Clift: A Postmortem on Hillary Clinton's Campaign

Barack Obama made history in becoming the first African-American to lead a national party ticket. But the coverage is all about Hillary Clinton, what she wants and whether she's being generous enough to Obama in recognizing his victory. Watching campaign chairman Terry McAuliffe hail Clinton as the next president even as Obama crossed the finish line in delegates Tuesday evening was a surreal experience. The best thing to say about the preternaturally optimistic McAuliffe is he can't help himself. There weren't any pesky television monitors mounted on the wall or even adequate cell-phone reception to intrude on the Clinton fantasy in a setting that appeared more like an underground bunker than a hotel ballroom.
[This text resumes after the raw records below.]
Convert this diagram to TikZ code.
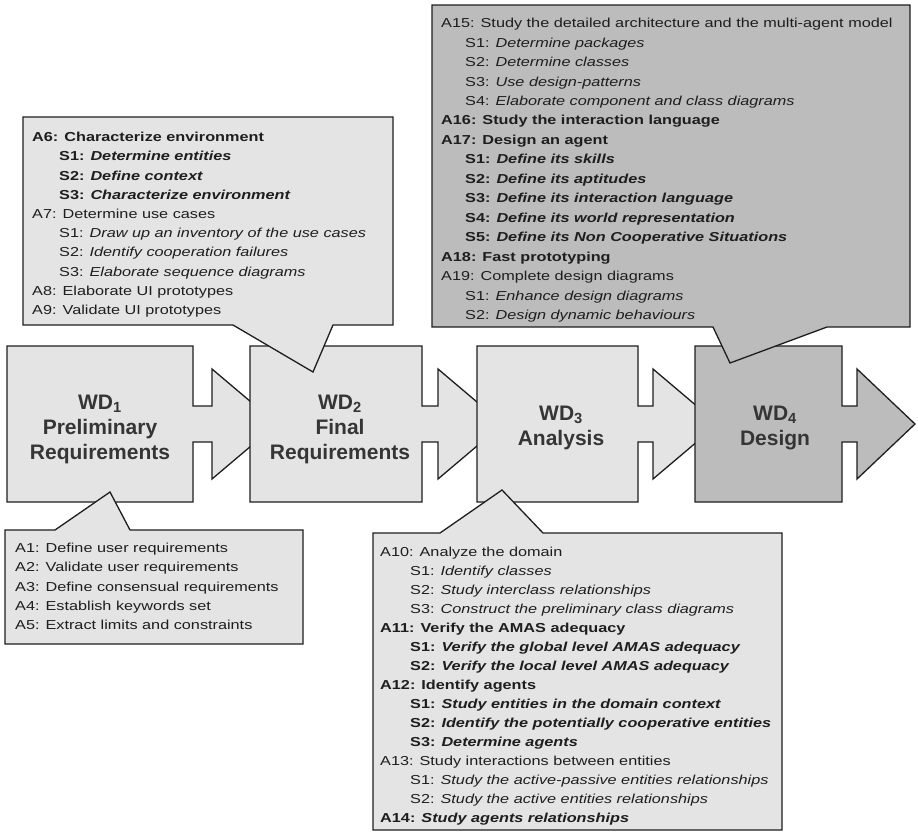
\documentclass[tikz,border=0pt]{standalone}
\usepackage{fontspec}
\setmainfont{Liberation Sans}
\newfontfamily\cf{Liberation Sans}[FakeStretch=1.25]
\definecolor{lightfill}{HTML}{E4E4E4}
\definecolor{darkfill}{HTML}{BCBCBC}
\definecolor{edge}{HTML}{1E1E1E}
\definecolor{ink}{HTML}{1E1E1E}
\definecolor{wdink}{HTML}{353535}
\newlength\sind
\newcommand\sitem[2]{\hspace*{\sind}#1: \textit{#2}}
\begin{document}
\begin{tikzpicture}[x=1pt,y=-1pt,
  wdbox/.style={draw=edge, line width=1.3pt, line join=miter},
  bubble/.style={draw=edge, line width=1.3pt, line join=miter},
  wdlabel/.style={inner sep=0pt, align=center, text=wdink, font=\fontsize{21}{25}\selectfont\bfseries},
  bubtext/.style={inner sep=0pt, anchor=north west, align=left, text=ink}]
\fill[white] (0,0) rectangle (918,833);
\useasboundingbox (0,0) rectangle (918,833);

% work definitions (arrow shapes), drawn left to right
\draw[wdbox, fill=lightfill] (7,346) -- (193,346) -- (193,406) -- (212,406) -- (212,369) -- (277,424) -- (212,479) -- (212,442) -- (193,442) -- (193,502) -- (7,502) -- cycle;
\draw[wdbox, fill=lightfill] (250,346) -- (422,346) -- (422,406) -- (438,406) -- (438,369) -- (503,424) -- (438,479) -- (438,442) -- (422,442) -- (422,502) -- (250,502) -- cycle;
\draw[wdbox, fill=lightfill] (477,346) -- (638,346) -- (638,406) -- (653,406) -- (653,369) -- (718,424) -- (653,479) -- (653,442) -- (638,442) -- (638,502) -- (477,502) -- cycle;
\draw[wdbox, fill=darkfill] (695,346) -- (842,346) -- (842,406) -- (857,406) -- (857,369) -- (915,424) -- (857,479) -- (857,442) -- (842,442) -- (842,502) -- (695,502) -- cycle;

\node[wdlabel] (wd1) at (100,429.5) {\strut WD\textsubscript{1}\\Preliminary\\Requirements\strut};
\node[wdlabel] (wd2) at (340,429.5) {\strut WD\textsubscript{2}\\Final\\Requirements\strut};
\node[wdlabel] (wd3) at (561,427.5) {\strut WD\textsubscript{3}\\Analysis\strut};
\node[wdlabel] (wd4) at (775,427.5) {\strut WD\textsubscript{4}\\Design\strut};

% callouts
\draw[bubble, fill=lightfill] (5,530) -- (55,530) -- (110,492) -- (130,530) -- (303,530) -- (303,644) -- (5,644) -- cycle;
\draw[bubble, fill=lightfill] (23,117) -- (393,117) -- (393,325) -- (333,325) -- (313,372) -- (233,325) -- (23,325) -- cycle;
\draw[bubble, fill=lightfill] (373,533) -- (440,533) -- (502,490) -- (543,533) -- (782,533) -- (782,830) -- (373,830) -- cycle;
\draw[bubble, fill=darkfill] (432,5) -- (910,5) -- (910,327) -- (827,327) -- (730,363) -- (713,327) -- (432,327) -- cycle;

\node[bubtext, font={\cf\fontsize{13}{19.25}\selectfont}] (acts1) at (15,539) {\strut A1: Define user requirements\\
A2: Validate user requirements\\
A3: Define consensual requirements\\
A4: Establish keywords set\\
A5: Extract limits and constraints};

\node[bubtext, font={\cf\fontsize{13}{19.2}\selectfont\setlength\sind{27pt}}] (acts2) at (32,128.1) {\strut\textbf{A6: Characterize environment}\\
\textbf{\sitem{S1}{Determine entities}}\\
\textbf{\sitem{S2}{Define context}}\\
\textbf{\sitem{S3}{Characterize environment}}\\
A7: Determine use cases\\
\sitem{S1}{Draw up an inventory of the use cases}\\
\sitem{S2}{Identify cooperation failures}\\
\sitem{S3}{Elaborate sequence diagrams}\\
A8: Elaborate UI prototypes\\
A9: Validate UI prototypes};

\node[bubtext, font={\cf\fontsize{13}{19.0}\selectfont\setlength\sind{30pt}}] (acts3) at (380,543.2) {\strut A10: Analyze the domain\\
\sitem{S1}{Identify classes}\\
\sitem{S2}{Study interclass relationships}\\
\sitem{S3}{Construct the preliminary class diagrams}\\
\textbf{A11: Verify the AMAS adequacy}\\
\textbf{\sitem{S1}{Verify the global level AMAS adequacy}}\\
\textbf{\sitem{S2}{Verify the local level AMAS adequacy}}\\
\textbf{A12: Identify agents}\\
\textbf{\sitem{S1}{Study entities in the domain context}}\\
\textbf{\sitem{S2}{Identify the potentially cooperative entities}}\\
\textbf{\sitem{S3}{Determine agents}}\\
A13: Study interactions between entities\\
\sitem{S1}{Study the active-passive entities relationships}\\
\sitem{S2}{Study the active entities relationships}\\
\textbf{A14: \textit{Study agents relationships}}};

\node[bubtext, font={\cf\fontsize{13}{19.45}\selectfont\setlength\sind{24pt}}] (acts4) at (441,13.9) {\strut A15: Study the detailed architecture and the multi-agent model\\
\sitem{S1}{Determine packages}\\
\sitem{S2}{Determine classes}\\
\sitem{S3}{Use design-patterns}\\
\sitem{S4}{Elaborate component and class diagrams}\\
\textbf{A16: Study the interaction language}\\
\textbf{A17: Design an agent}\\
\textbf{\sitem{S1}{Define its skills}}\\
\textbf{\sitem{S2}{Define its aptitudes}}\\
\textbf{\sitem{S3}{Define its interaction language}}\\
\textbf{\sitem{S4}{Define its world representation}}\\
\textbf{\sitem{S5}{Define its Non Cooperative Situations}}\\
\textbf{A18: Fast prototyping}\\
A19: Complete design diagrams\\
\sitem{S1}{Enhance design diagrams}\\
\sitem{S2}{Design dynamic behaviours}};
\end{tikzpicture}
\end{document}
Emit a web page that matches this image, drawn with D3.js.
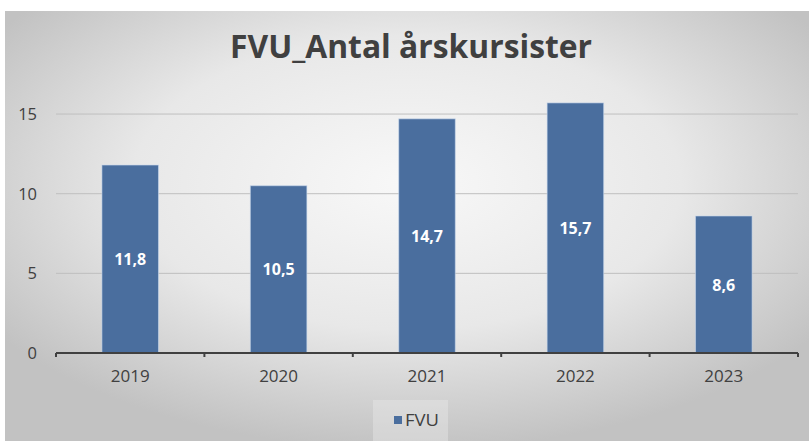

She did run an extraordinarily close race, and if the Democrats had the same winner-take-all rules as the Republicans, she'd be the nominee. If Obama hadn't outorganized her in small caucus states like Idaho, which the Democrats have no hope of winning in November, he wouldn't be the nominee. There are plenty of "ifs" to go around, and Clinton has made history as the first woman to get this close to the prize. But her demands for respect and recognition on behalf of the nearly 18 million people who voted for her cannot become the dominant storyline—not if the Democrats want to win in November.

The truly magnanimous thing would be for Clinton to award her delegates to Obama, no strings attached. But because she is carrying the hopes and dreams of women voters in particular, she may want to keep them and have her name placed in nomination on the convention floor. That could be harmful to party unity, says Mark Siegel, a former executive director of the Democratic Party. In the ritual roll call, all the states she won would laud her in typical party-activist fashion with over-the-top rhetoric, turning the evening into her show and in effect sticking it to Obama.

Another pitfall for Democrats is the emotion generated on behalf of the fallen Clinton. How much is too much? Obama's people would be wise to schedule her convention speech after the roll call for vice president, says Siegel. He recalls 1964, the first convention he attended, when Lyndon Johnson had Bobby Kennedy's speech moved from before the veep's vote until after—for fear there would be a stampede to Kennedy. Assuming Obama denies Clinton the No. 2 spot, lingering resentment among her supporters could erupt at the convention. In 2000, the Gore campaign tried in vain to minimize Bill Clinton's role in the convention, agreeing after extensive negotiation to have him arrive in the hall via an underground walkway. The walk was televised and Clinton's Hollywood pals choreographed it for maximum impact. Clinton stole the headlines, but he was a sitting president. Not to be too brutal, but Hillary is an also-ran.

She counted on the superdelegates to rescue her candidacy—people like Jerome Wiley Segovia, an at-large superdelegate from Virginia who had two private audiences with Clinton, each lasting 30 minutes. Born in Washington, D.C. and raised in Paraguay, he had organized Latinos for Howard Dean in 2004 and rose quickly in the party when Dean became chairman.* Still, he had a hard time believing he warranted such special attention from Clinton, and he agonized over his choice for president. He leaned at first to Obama but after meeting with Clinton and watching her superior performance in the primaries with Hispanic voters, he found himself drawn to her.

But Segovia didn't say anything publicly. Maybe it was because he is a member of the Democratic Party's Rules and Bylaws Committee, and he wanted to fairly assess the arguments made by each of the candidates on the seating of the disputed Florida and Michigan delegations. Maybe it was the Isaac Asimov science-fiction story he remembered reading as a child, "The Franchise." First published in 1955, it's about a fictional computer called Multivac that poses a series of questions to a single citizen to determine the outcome of an election that then doesn't have to be held. Segovia identified with the burden of a lone citizen choosing. When he Googled "The Franchise" to refresh his memory, he discovered that Asimov set it in the year 2008. "The hair on my neck stood up," he said. A Sunday television appearance identified Segovia as an undeclared superdelegate. "But not for long," he confided once the camera was off. The following day, a press release announced his support for Obama, one in a steady stream that would give Obama the magic number to secure the nomination before the polls closed in the last two primaries.

Segovia says he had no choice. The race was over for Clinton, and he was heeding the call of party leaders for superdelegates to make their wishes known. He dreaded making the phone call to Harold Ickes, Clinton's delegate counter. Maybe he'd be lucky and get voice mail.

*This article has been modified from the original. Jerome Wiley Segovia was not born in Paraguay, as originally reported, but born in Washington, D.C.